Every wedding is different, which means that the planning, style, and logistics differ considerably for each. To make your hotel wedding friendly, have several customizable wedding packages that incorporate all your offerings as much as possible.

Some couples will have already booked their ceremony and reception venues by the time they find you online—but they can still fall in love with your hotel’s interior design or flower garden and want to have their wedding photos taken there. Offer a photo-only package that lets them rent the grounds for a few hours for this very purpose.

Some couples may forgo a reception altogether but are still looking for a special place to stay after making it official. Let them know you have a premium suite for them, complete with romantic goodies for two.

And then there’s the couple looking for the full package. They’ll need to know about everything—parking logistics, services provided, the number of rooms they can block off for their friends and relatives, whether there are in-house catering and spacious grounds for an outdoor ceremony, and what recommendations you have for out-of-town guests.

Focus on amenities

Weddings are a lot of work and can be very stressful for those planning and executing the perfect event. Leverage your current assets to show how you can lighten the load and ease the stress.

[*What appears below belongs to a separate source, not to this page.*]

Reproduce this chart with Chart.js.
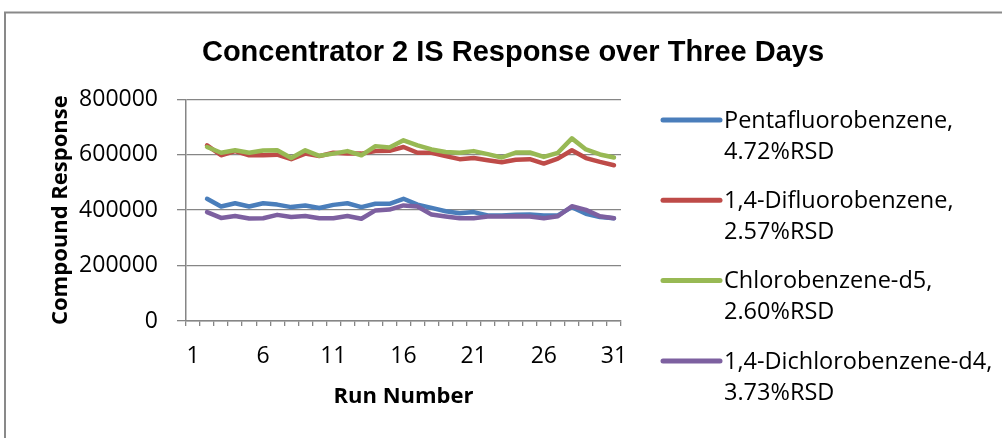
<!DOCTYPE html>
<html>
<head>
<meta charset="utf-8">
<script src="https://cdn.jsdelivr.net/npm/chart.js@4"></script>
<style>
  html, body { margin: 0; padding: 0; background: #fff; }
  #wrap { width: 1002px; height: 438px; position: relative; }
</style>
</head>
<body>
<div id="wrap"><canvas id="c" width="1002" height="438"></canvas></div>
<script>
const chartTitle = "Concentrator 2 IS Response over Three Days";
const runNumbers = Array.from({length: 31}, (_, i) => String(i + 1));
const seriesNames = ["Pentafluorobenzene,", "1,4-Difluorobenzene,", "Chlorobenzene-d5,", "1,4-Dichlorobenzene-d4,"];
const seriesRSD = ["4.72%RSD", "2.57%RSD", "2.60%RSD", "3.73%RSD"];
const seriesColors = ["#4A7EBB", "#BE4B48", "#98B954", "#7D60A0"];
const yTicks = [0, 200000, 400000, 600000, 800000];

// run 1 has no value; runs 2..31
const pentafluorobenzene = [null, 441000,413000,425000,413000,425000,420000,411000,417000,408000,419000,425000,411000,423000,423000,441000,420000,408000,396000,389000,393000,381000,381000,383000,384000,381000,381000,411000,387000,375000,371000];
const difluorobenzene = [null, 634000,598000,613000,598000,598000,600000,584000,604000,595000,607000,604000,604000,613000,614000,628000,607000,607000,595000,584000,588000,580000,573000,582000,584000,568000,586000,616000,588000,574000,562000];
const chlorobenzeneD5 = [null, 628000,607000,616000,607000,615000,616000,588000,616000,596000,604000,613000,598000,631000,626000,652000,634000,619000,610000,607000,613000,602000,590000,608000,608000,592000,607000,659000,619000,601000,590000];
const dichlorobenzeneD4 = [null, 393000,372000,379000,370000,371000,383000,375000,379000,371000,371000,379000,369000,399000,402000,417000,413000,384000,377000,371000,371000,377000,377000,378000,377000,371000,378000,414000,401000,378000,371000];

const seriesData = [pentafluorobenzene, difluorobenzene, chlorobenzeneD5, dichlorobenzeneD4];

const GRID = "#868686";
const TXT = "#000000";

const frame = {
  id: "frame",
  beforeDraw(chart) {
    const ctx = chart.ctx;
    ctx.save();
    ctx.fillStyle = "#fff";
    ctx.fillRect(0, 0, chart.width, chart.height);
    ctx.strokeStyle = "#898989";
    ctx.lineWidth = 2;
    ctx.strokeRect(5, 12.5, 1200, 600);
    ctx.restore();
  },
  afterDraw(chart) {
    const ctx = chart.ctx;
    ctx.save();
    ctx.fillStyle = TXT;
    ctx.font = "bold 29px 'Liberation Sans', Arial, sans-serif";
    ctx.textAlign = "center";
    ctx.textBaseline = "alphabetic";
    ctx.fillText(chartTitle, 513, 61);
    ctx.restore();
  }
};

const customLegend = {
  id: "customLegend",
  afterDraw(chart) {
    const ctx = chart.ctx;
    const a = chart.chartArea;
    ctx.save();
    const x0 = a.right + 42, x1 = a.right + 99, tx = a.right + 103;
    chart.data.datasets.forEach((ds, i) => {
      const y = 120 + i * 80.3;
      ctx.strokeStyle = ds.borderColor;
      ctx.lineWidth = 5;
      ctx.lineCap = "round";
      ctx.beginPath();
      ctx.moveTo(x0, y);
      ctx.lineTo(x1, y);
      ctx.stroke();
      ctx.fillStyle = TXT;
      ctx.font = "23.5px 'Open Sans'";
      ctx.textBaseline = "middle";
      ctx.textAlign = "left";
      ctx.fillText(seriesNames[i], tx, y + 1);
      ctx.fillText(seriesRSD[i], tx, y + 32);
    });
    ctx.restore();
  }
};

new Chart(document.getElementById("c"), {
  type: "line",
  data: {
    labels: runNumbers,
    datasets: seriesData.map((d, i) => ({
      label: seriesNames[i] + " " + seriesRSD[i],
      data: d,
      borderColor: seriesColors[i],
      backgroundColor: seriesColors[i],
      borderWidth: 4.5,
      pointRadius: 0,
      tension: 0,
      fill: false,
      borderJoinStyle: "round",
      borderCapStyle: "round",
      order: 3 - i
    }))
  },
  options: {
    responsive: false,
    animation: false,
    layout: { padding: { left: 0, right: 381, top: 99.3, bottom: 0 } },
    plugins: {
      legend: { display: false },
      tooltip: { enabled: false },
      title: { display: false }
    },
    scales: {
      x: {
        type: "category",
        offset: true,
        afterFit(s) { s.height = 117; },
        grid: { display: true, offset: true, drawOnChartArea: false, drawTicks: true, tickLength: 5, color: GRID, lineWidth: 1.3 },
        border: { display: true, color: GRID, width: 1.5 },
        ticks: {
          autoSkip: false, maxRotation: 0, color: TXT, padding: 17,
          font: { family: "'Open Sans'", size: 23 },
          callback(v, idx) { return idx % 5 === 0 ? runNumbers[idx] : ""; }
        },
        title: { display: true, text: "Run Number", color: TXT, font: { family: "'Open Sans'", size: 22, weight: "bold" }, padding: { top: 0, bottom: 28 } }
      },
      y: {
        min: 0, max: 800000,
        afterFit(s) { s.width = 186; },
        afterBuildTicks(s) { s.ticks = yTicks.map(v => ({ value: v })); },
        grid: { color: GRID, lineWidth: 1.3, tickLength: 9, drawTicks: true },
        border: { display: true, color: GRID, width: 1.5 },
        ticks: { color: TXT, padding: 19, font: { family: "'Open Sans'", size: 23 }, callback(v) { return String(v); } },
        title: { display: true, text: "Compound Response", color: TXT, font: { family: "'Open Sans'", size: 22, weight: "bold" }, padding: { top: 48, bottom: 0 } }
      }
    }
  },
  plugins: [frame, customLegend]
});
</script>
</body>
</html>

A complimentary breakfast will save the wedding party from having to go out and forage on their own. Spa facilities can help them unwind after the rehearsal dinner. And every extra little convenience counts: Is there an on-site chapel with a private room to the side where the bride can get ready? How about an in-suite fridge for keeping corsages and boutonnieres fresh during the warmer months?

Highlight your offerings to show that you can meet a couple’s every wedding need—even those they didn’t know they had.

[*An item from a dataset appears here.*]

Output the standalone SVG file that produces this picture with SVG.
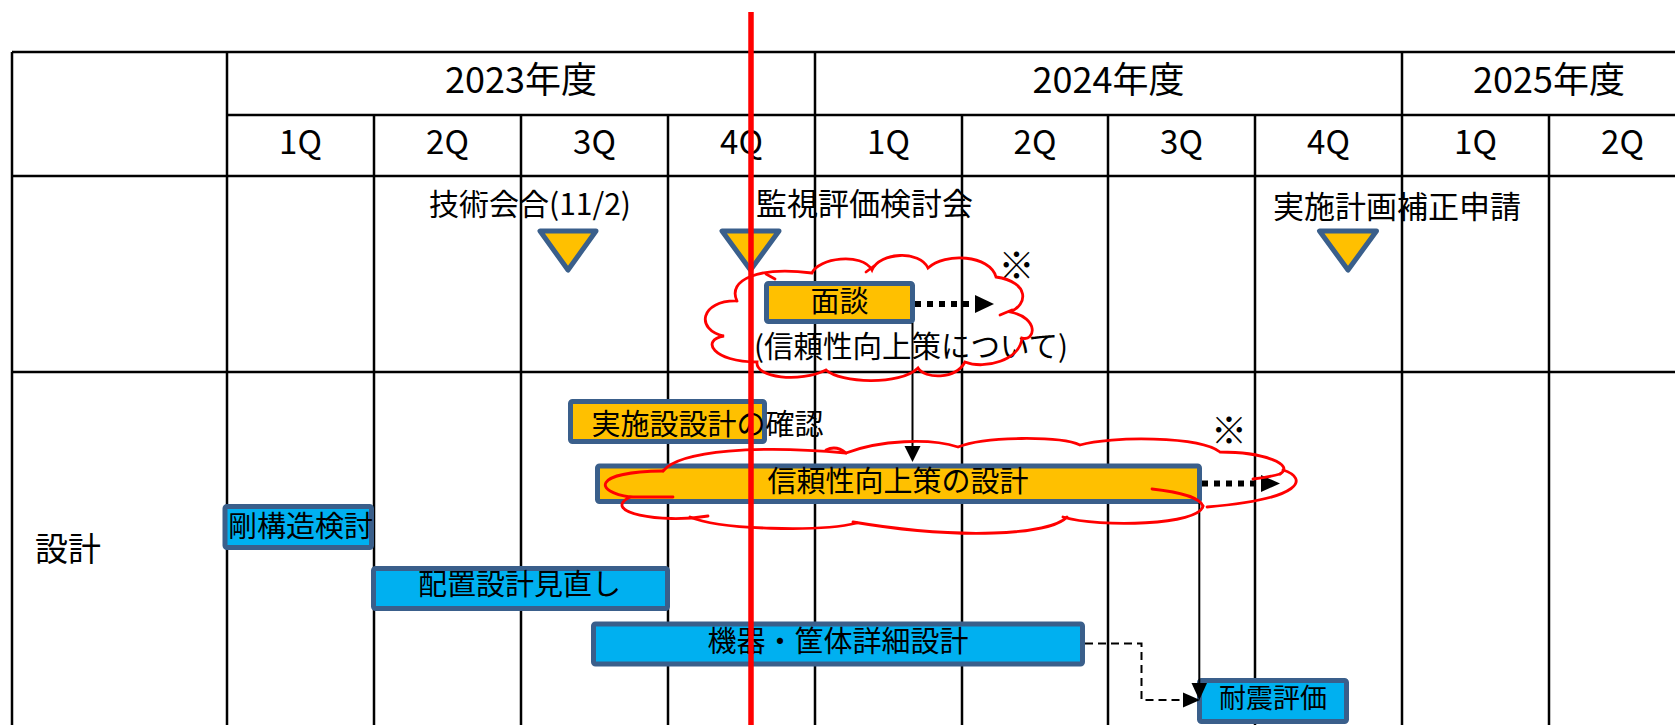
<svg xmlns="http://www.w3.org/2000/svg" width="1675" height="725" viewBox="0 0 1675 725">
<style>
text{font-family:"Noto Sans CJK JP","Noto Sans",sans-serif;fill:#000}
.grid{stroke:#000;stroke-width:2.5;fill:none}
.yr{font-size:36px;text-anchor:middle}
.q{font-size:33px;text-anchor:middle}
.ms{font-size:31px}
.bar{stroke:#3A5F8B;stroke-width:5;rx:2}
.org{fill:#FFC000}
.cyn{fill:#00B0F0}
.bt{font-size:29px;text-anchor:middle}
.tri{fill:#FFC000;stroke:#3A5F8B;stroke-width:5;stroke-linejoin:round}
.cloud{fill:none;stroke:#FF0000;stroke-width:2.8;stroke-linecap:round}
.ln{stroke:#000;stroke-width:2;fill:none}
.dot{stroke:#000;stroke-width:6;stroke-dasharray:6 6;fill:none}
.dash{stroke:#000;stroke-width:2;stroke-dasharray:8 5;fill:none}
.ah{fill:#000}
.kome{font-size:36px;text-anchor:middle}
</style>
<rect width="1675" height="725" fill="#fff"/>
<g id="table" class="grid">
<line x1="12" y1="52" x2="1675" y2="52"/>
<line x1="227" y1="115" x2="1675" y2="115"/>
<line x1="12" y1="176" x2="1675" y2="176"/>
<line x1="12" y1="372" x2="1675" y2="372"/>
<line x1="12" y1="52" x2="12" y2="725"/>
<line x1="227" y1="52" x2="227" y2="725"/>
<line x1="374" y1="115" x2="374" y2="725"/>
<line x1="521" y1="115" x2="521" y2="725"/>
<line x1="668" y1="115" x2="668" y2="725"/>
<line x1="815" y1="52" x2="815" y2="725"/>
<line x1="962" y1="115" x2="962" y2="725"/>
<line x1="1108" y1="115" x2="1108" y2="725"/>
<line x1="1255" y1="115" x2="1255" y2="725"/>
<line x1="1402" y1="52" x2="1402" y2="725"/>
<line x1="1549" y1="115" x2="1549" y2="725"/>
</g>
<g id="headers">
<text class="yr" x="521" y="93">2023年度</text>
<text class="yr" x="1108.5" y="93">2024年度</text>
<text class="yr" x="1549" y="93">2025年度</text>
<text class="q" x="300.5" y="154">1Q</text>
<text class="q" x="447.5" y="154">2Q</text>
<text class="q" x="594.5" y="154">3Q</text>
<text class="q" x="741.5" y="154">4Q</text>
<text class="q" x="888.5" y="154">1Q</text>
<text class="q" x="1035" y="154">2Q</text>
<text class="q" x="1181.5" y="154">3Q</text>
<text class="q" x="1328.5" y="154">4Q</text>
<text class="q" x="1475.5" y="154">1Q</text>
<text class="q" x="1622.5" y="154">2Q</text>
<text x="35" y="561" style="font-size:33px">設計</text>
</g>
<g id="ms-gijutsu">
<text x="429" y="215" style="font-size:30px">技術会合(11/2)</text>
<path class="tri" d="M540,231 L596,231 L568,270 Z"/>
</g>
<g id="ms-kanshi">
<text x="756" y="215" class="ms">監視評価検討会</text>
<path class="tri" d="M722,231 L779,231 L750.5,270 Z"/>
</g>
<g id="ms-hosei">
<text x="1273" y="218" class="ms">実施計画補正申請</text>
<path class="tri" d="M1319.5,231 L1376.5,231 L1348,270 Z"/>
</g>
<g id="mendan">
<rect class="bar org" x="766.5" y="283.5" width="146" height="38"/>
<text class="bt" x="839.5" y="312">面談</text>
</g>
<text id="mendan-note" x="754" y="357" style="font-size:29.5px">(信頼性向上策について)</text>
<text id="kome1" class="kome" x="1016.5" y="279">※</text>
<g id="jisshi">
<rect class="bar org" x="570.5" y="401.5" width="194" height="40"/>
<text x="591.5" y="435" style="font-size:29px">実施設設計の確認</text>
</g>
<g id="shinrai">
<rect class="bar org" x="597.5" y="466" width="602" height="35.5"/>
<text class="bt" x="898" y="492">信頼性向上策の設計</text>
</g>
<text id="kome2" class="kome" x="1229" y="444">※</text>
<g id="gou">
<rect class="bar cyn" x="225" y="506.5" width="146.5" height="41"/>
<text class="bt" x="300.5" y="537">剛構造検討</text>
</g>
<g id="haichi">
<rect class="bar cyn" x="373.5" y="568.5" width="294" height="40"/>
<text class="bt" x="519.5" y="595">配置設計見直し</text>
</g>
<g id="kiki">
<rect class="bar cyn" x="593.5" y="624" width="489" height="40"/>
<text class="bt" x="838" y="652">機器・筐体詳細設計</text>
</g>
<g id="taishin">
<rect class="bar cyn" x="1199.5" y="680.5" width="147" height="41"/>
<text class="bt" x="1273" y="708" style="font-size:27px">耐震評価</text>
</g>
<g id="connectors">
<line class="dot" x1="915" y1="304" x2="975" y2="304"/>
<path class="ah" d="M975,295 L994,304 L975,313 Z"/>
<line class="dot" x1="1202" y1="483.5" x2="1261" y2="483.5"/>
<path class="ah" d="M1261,475 L1280,483.5 L1261,492 Z"/>
<line class="ln" x1="912.5" y1="323" x2="912.5" y2="448"/>
<path class="ah" d="M904.5,446 L920.5,446 L912.5,462 Z"/>
<line class="ln" x1="1199.3" y1="503" x2="1199.3" y2="685"/>
<path class="ah" d="M1191.5,683 L1207,683 L1199.3,700 Z"/>
<polyline class="dash" points="1085,643.5 1141.5,643.5 1141.5,700 1184,700"/>
<path class="ah" d="M1183,692.5 L1200,700 L1183,707.5 Z"/>
</g>
<g id="cloud1" class="cloud">
<path d="M737,301 C727,280 758,266 812,273 C818,258 862,252 872,270 C880,252 920,250 928,268 C945,252 990,255 996,277 C1030,282 1028,305 1010,312 C1040,318 1035,342 1022,338 C1020,360 985,370 965,362 C955,380 925,379 918,368 C900,386 840,383 826,370 C800,383 755,378 757,362 C713,362 700,340 724,336 C695,330 700,300 737,301"/>
<path d="M766,274 L775,279"/>
<path d="M866,272 L874,266"/>
<path d="M1000,315 L1012,310"/>
</g>
<g id="cloud2" class="cloud">
<path d="M663,471 C680,450 760,445 846,453 C880,440 930,438 958,447 C985,436 1060,436 1080,445 C1110,436 1200,436 1220,452 C1265,452 1295,465 1280,474"/>
<path d="M1283,470 C1308,478 1305,499 1207,507"/>
<path d="M1280,474 C1270,477 1262,478 1253,479"/>
<path d="M1203,506 C1200,525 1100,528 1063,517"/>
<path d="M1067,517 C1050,535 960,540 853,522"/>
<path d="M857,523 C820,532 720,530 690,517"/>
<path d="M708,516 C660,524 600,512 630,497 C595,492 590,472 663,471"/>
<path d="M630,497 L673,497"/>
<path d="M1152,489 C1180,492 1200,498 1203,506"/>
<path d="M826,450 C834,446 840,448 846,453"/>
</g>
<line id="today" x1="751" y1="12" x2="751" y2="725" stroke="#FF0000" stroke-width="5.5"/>
</svg>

Make couples feel special 

We’ve all heard it before: A wedding is the most important day of a person’s life. Treat it like it is, and help make the day special by going above and beyond. The smallest gestures can make the biggest difference. Whether it’s with a complimentary bottle of wine and select chocolates or fresh flowers and a hand-written note in the couple’s rooms, acknowledge the importance of their big day in your own way.

You’d be amazed by how few of your competitors do this. And trust me, couples notice. And they often take to social media and review sites to share their experience, especially this digital-savvy generation. So be proactive and strategic. Chances are good that they’ll speak of these thoughtful gestures to their wedding parties, parents, and the whole world. It may just be the best advertising you ever receive. And it’s free.